Cloth, $45.00--Anyone familiar with twentieth century legal philosophy
will easily concede Michael Rosenfeld's opening claim that
"the practice of legal interpretation has been mired in a deep and
persistent crisis" (p. 13). The source of this crisis is the
critical dissolution of the practice of law into mere politics, that is,
the unfettered, Hobbesian quest for power within society. In response,
legal philosophers have advanced various conceptions of law that are
conceptually or normatively distinct from either amoral politics or
controversial ethical norms. Rosenfeld's Just Interpretations
provides the reader with a broad-ranging survey of the source and nature
of the crisis at hand, and what he considers to be the best solution
available to the pluralistic, democratic polity of our post-modern
age--the substantive, normative principle of "comprehensive
pluralism."
In fact, one of the principal values of Just Interpretations is
Rosenfeld's extensive, critical analysis of the recent, diverse
work on the issue of legal interpretation. He adeptly presents the
critical challenge of deconstructionism, and the apparent disintegration
of legal interpretation into mere (political) interpretation. Although
the critical challenge to law reaches farther back than
deconstructionism--to the Legal Realists in the twenties and
thirties--his cogent exegesis of the nature and implications of the
deconstructionist project is quite illuminating.

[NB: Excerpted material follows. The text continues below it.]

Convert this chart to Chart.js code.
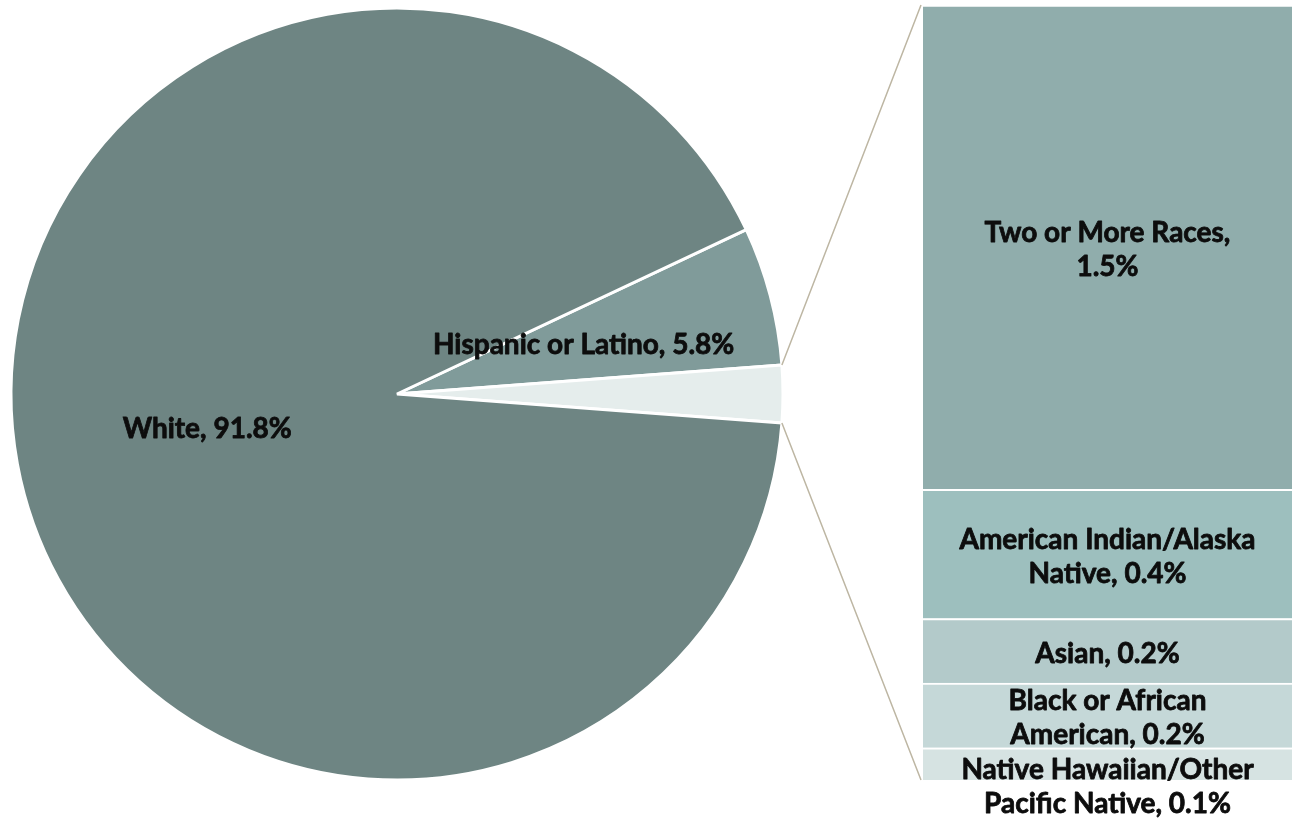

Rosenfeld then discusses, and ultimately rejects, the various
theoretical attempts to differentiate law from ethics and politics. He
explicates both Stanley Fish's and Ernest Weinrib's "new
legal formalism," Niklas Luhmann's conception of legal
autopoiesis, and Jurgen Habermas's discourse-theoretical approach
to proceduralism. Finally, he elucidates Richard Posner's Law and
Economics and Richard Rorty's "neopragmatism," two
theories based on legal pragmatism. There are also brief references to
the work of John Pawls and Ronald Dworkin, and, adding some historical
perspective to the contemporary debate, he discusses some of the ideas
of Oliver W. Holmes, John S. Mill, Jean-Jacques Rousseau, Thomas Hobbes,
and even Adam Smith. All in all, Rosenfeld has produced a well-rounded
survey of the controversy over legal interpretation within contemporary
jurisprudence.
However, Rosenfeld does not simply review the field of legal
philosophy. He directly engages each conception of law, and actively
enters into the discourse with his own analyses. He argues that
formalism, for instance, only masks substantive and controversial
ethical norms smuggled into these theories. Also, he argues that the
theses of Luhmann and Habermas ultimately fall prey to the threat of
either becoming "morally arbitrary" or requiring the
introduction of extralegal (ethical) norms. Thus, although Rosenfeld
finds certain concepts and methodologies within the aforementioned
conceptions of law useful in his own project, he concludes that any
attempt to bracket off law from the norms and values of politics and
ethics is an impossible task.
In illustrating this crucial critical theme, Rosenfeld discusses
interesting, up-to-date political and legal controversies. The questions
surrounding the adjudication of "hate speech" laws are used to
expose within legal pragmatism underlying normative choices concerning
the nature of practical consequences. The debate over abortion--with its
unique metaphysical, normative, and political quandaries--is another
counter-example which arises often in Rosenfeld's critical
analyses. He also returns to abortion in his positive exposition of
comprehensive pluralism, acknowledging that "comprehensive
pluralism cannot resolve the conflict over abortion, but it can reduce
the tensions that surround it" (p. 274). It is refreshing to read a
philosopher directly confronting a difficult case in expounding his own
thesis.
Unfortunately, it is impossible within a brief review to do justice
to Rosenfeld's conception of comprehensive pluralism as a
counterfactual ideal for just legal interpretation. Nonetheless, the
project represented by his slogan "pluralism as norm is best for
pluralism in fact" (p. 200) is quite unique and provocative. The
fact that he believes that law must take into account the political and
ethical norms of our pluralist polity is appealing to one's
postmodern intuitions. Overall, Rosenfeld's book, particularly with
respect to his critical survey of the discourse to date, is an
interesting contribution to the raging debate over legal interpretation.
--Adam Mossoff, University of Chicago Law School.